Il s’en est suivi, dans les années 80 à 90, un contexte économique défavorable avec les programmes d’ajustement structurel qui ont poussé les Sénégalais à changer leur mode de vie avec la naissance de l’esprit « baol-baol » qui se propagea à Dakar et dans les autres coins du pays. Il se traduit par le règne du système D, de la débrouillardise, de l’informel à tous les niveaux y compris politique.

C’est le sauve-qui-peut avec son lot de changements de comportement, de mode de vie.

Dans ces circonstances, les élections de 1988 et de 1993, ont été les tests grandeur nature du règne de ce nouvel état d’esprit qui, avec les évènements avec la Mauritanie, ont fini d’accoutumer les Sénégalais à cette violence que nous notons dans notre société avec les agressions et les assassinats, mais aussi sur l’arène politique.

Entendons-nous bien. Nous ne disons que la période de Senghor était exempte de violence. Car, l’ancien président a dû faire face à une tentative d’assassinat à la Grande mosquée de Dakar en 1967. Il y avait aussi les évènements de 1962 qui augurent de ce que nous vivons aujourd’hui, à savoir que l’adversaire est perçu comme un ennemi, celui qui veut t’ôter la pain de la bouche, ou t’empêcher d’être quelqu’un.

Mais, il faut dire que les évènements de 62 étaient plus liés au contexte de la guerre froide qu’à autre chose. C’est notre conviction, en tout cas.

Tandis que ce qui se passe sous nos yeux relève d’une déviation grave dans les modes de pratique politique laquelle est née quand la politique a commencé à être perçue comme un moyen rapide d’ascension sociale. Quand l’administration ne recrute plus, le secteur privé est trop faible, la politique permet alors à ceux qui s’y lancent une promotion rapide et de celle de leurs fils et proches. Le clientélisme s’est alors développé à un degré tel que des hommes politiques se sont même spécialisés dans l’octroi de bourses d’études à l’étranger pour les enfants de leurs militants, entre autres passe-droits.

Une situation qui a abouti à une création frénétique de partis politiques, plus de 250, perçus comme des boutiques de promotion individuelle à travers la naissance nouvelle de coalitions devenues la seule alternative pour gagner le pouvoir.

Alors, cet engagement politique, devenu un moyen de réussite sociale, fait l’objet de toutes les attentions. Au lieu de se battre pour créer des entreprises, on crée des partis y compris à l’échelle familiale pour se battre pour la préservation de ses intérêts. Pour ceux qui ne peuvent pas en créer, la seule alternative est se ranger aux côtés de quelqu’un d’influent qui, subitement, s’occupe de baptiser tes enfants, de fournir les moyens pour des cérémonies funéraires, de t’envoyer à la Mecque, etc.
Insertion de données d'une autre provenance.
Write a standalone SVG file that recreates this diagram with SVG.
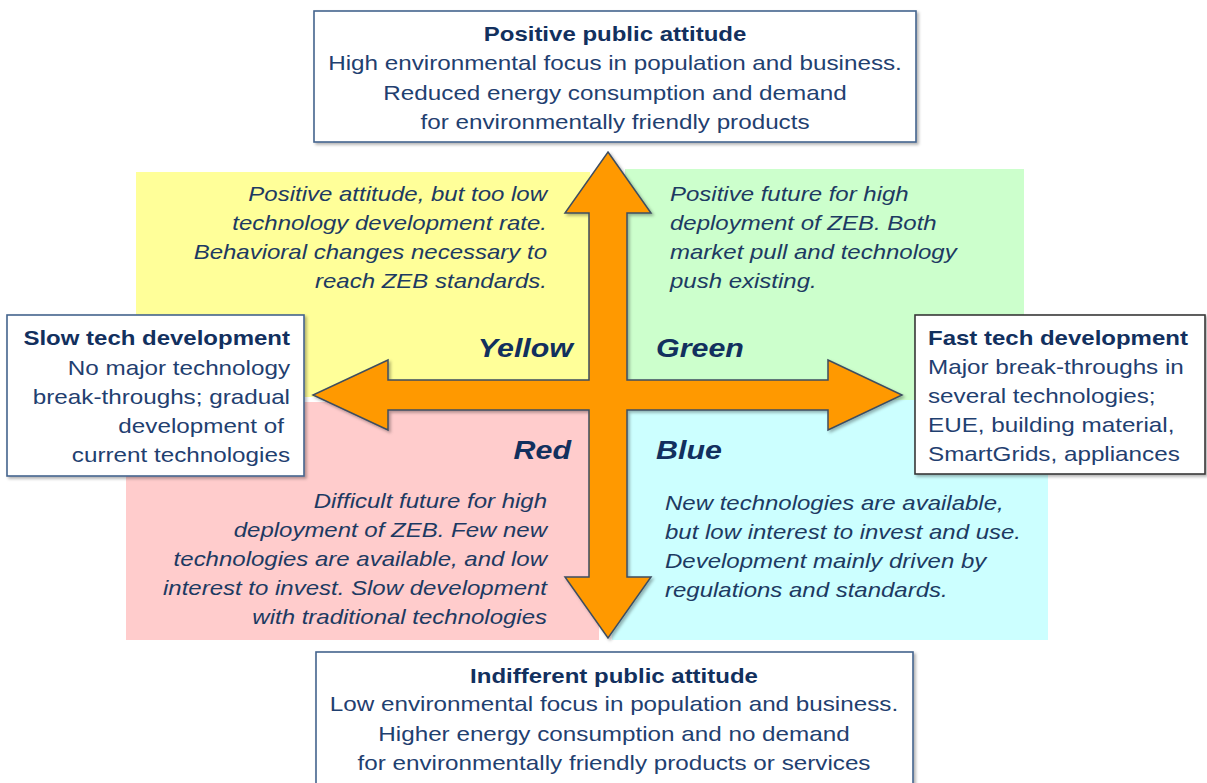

Dans ces conditions, comment voulez-vous que le climat politique soit apaisé ?

La politique est devenue une question de vie ou de mort pour nombre de ces hommes et femmes qui, lorsque vous les combattez sur ce terrain, vous traitent comme des ennemis.

Alors, tous les moyens sont bons pour abattre l’adversaire-ennemi. Celui qui veut contrecarrer ses projets de vie.

Il s’en est suivi une disparition de l’idéologie dans les partis, le manque de formation et de conviction des militants. Tout est question d’intérêt matériel. Ceux qui raisonnent, réfléchissement, s’orientent dans ce sens. Chacun a toujours raison. C’est un dialogue de sourds qui sont en plus aveugles parce qu’ils refusent de voir.

Conséquence, qu’importe le camp qui arrive au pouvoir, les mêmes pratiques seront observées quelles que soient par ailleurs les promesses naguère faites aux populations.

Ceux qui ne sont pas encore au pouvoir sont très raisonnables, gentils, disponibles. Une fois le pouvoir acquis, ils deviennent injoignables y compris de la part de leurs proches, arrogants et superficiels dans leur réflexion  et mode d’action.